DORALI ABARCA
Me permití ver la película (indagando en páginas de dudosa procedencia, pues en México aún no se estrena). Y en esta ocasión también me permito reflexionar desde las interpretaciones que esta cinta nos ofrece en el contexto de nuestra sociedad contemporánea.
Las redes sociales han sido el medio principal para difundir y debatir los paradigmas alrededor de Emilia Pérez, una película francesa ambientada en un contexto mexicano. En esta “guerra ambivalente” de la sociedad red, encontramos contenido crítico que nos invita a reflexionar sobre cómo el consumo cultural globalizado está sobrepasándonos, pero también ridiculizando y distorsionando nuestras realidades. Bertrand Russell decía que “la ridiculización es una herramienta poderosa que puede influir más que la verdad cuando el poder está en juego”, y este fenómeno no es ajeno a cómo el capitalismo tardío convierte incluso la crítica social en un producto más del mercado, como señala Slavoj Žižek. La cinta, más allá de sus fallas, es una oportunidad para pensar en estas prácticas culturales que afectan tanto la manera en que nos representamos como la forma en que nos perciben desde otras latitudes.

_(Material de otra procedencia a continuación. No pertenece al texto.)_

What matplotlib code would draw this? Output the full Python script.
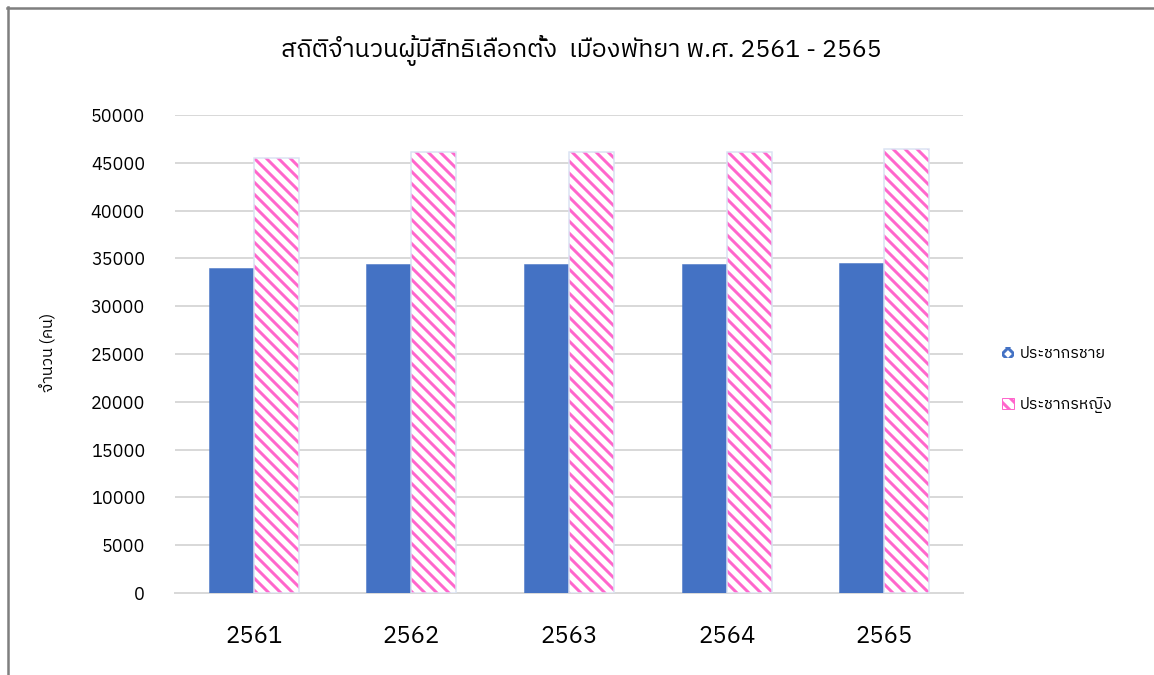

Leí en un post algo con lo que coincido plenamente: el cine no debería tener fronteras. Como dice Byung-Chul Han, “la interculturalidad no debería anular la especificidad cultural, sino permitir un espacio de diálogo y respeto”. Sin embargo, la narrativa audiovisual que propone esta película no genera diálogo, sino que tiende a perpetuar un eurocentrismo que desdibuja realidades locales. Problemáticas profundas como las desapariciones forzadas en México son abordadas de manera superficial y con un tono musical que se dirige a lo ofensivo. Este tipo de representaciones pueden tergiversar el mensaje, transformándolo en una caricatura de lo que realmente son las realidades sociales.
Uno de los problemas que salta a la vista en este filme es la falta de trabajo de campo. En nuestra sociedad moderna, cada vez hay menos interés por investigar y comprender otras culturas desde la experiencia directa; preferimos la comodidad de recopilar información desde nuestro contexto. Esto genera un “saqueo sin experiencia”, como lo llama Segato, que resulta en narrativas incompletas o insensibles hacia las problemáticas culturales que pretenden retratar. El cine se convierte en una herramienta que, en lugar de acercar culturas, refuerza jerarquías y exotismos.
Por otro lado, celebro que la colectividad latina resurja en el descontento ante este tipo de representaciones, y celebro los contenidos digitales que ayudan a comprender la problemática que expone de fondo la película. La crítica no es únicamente al director o a la producción, sino al sistema que permite que estas narrativas se reproduzcan sin un cuestionamiento profundo.
Finalmente, quiero hablar del doble discurso que permea esta película. Por un lado, glorifica a la comunidad trans y el blanco empoderamiento femenino, pero que paradójicamente refuerza estereotipos tradicionales que perpetúan la imagen patriarcalmente aceptada de las mujeres. Emilia, como “salvadora”, encarna un tropo clásico en el que las mujeres son exaltadas sólo a través de roles de sacrificio. Además, la figura del narcotraficante como cruel y sanguinario refuerza estereotipos que asocian la violencia exclusivamente con la cultura latinoamericana. María Lugones nos recuerda que “la colonialidad del poder se manifiesta en los cuerpos y subjetividades, dictando roles y normas aceptables”.
Si el cine pretende ser una herramienta de diálogo intercultural, es importante que no reproduzca narrativas que simplifican o deforman las experiencias culturales de otras sociedades. No se trata de que un director francés no pueda ambientar una película en México, sino de que la narrativa que transmite tenga respeto y profundidad.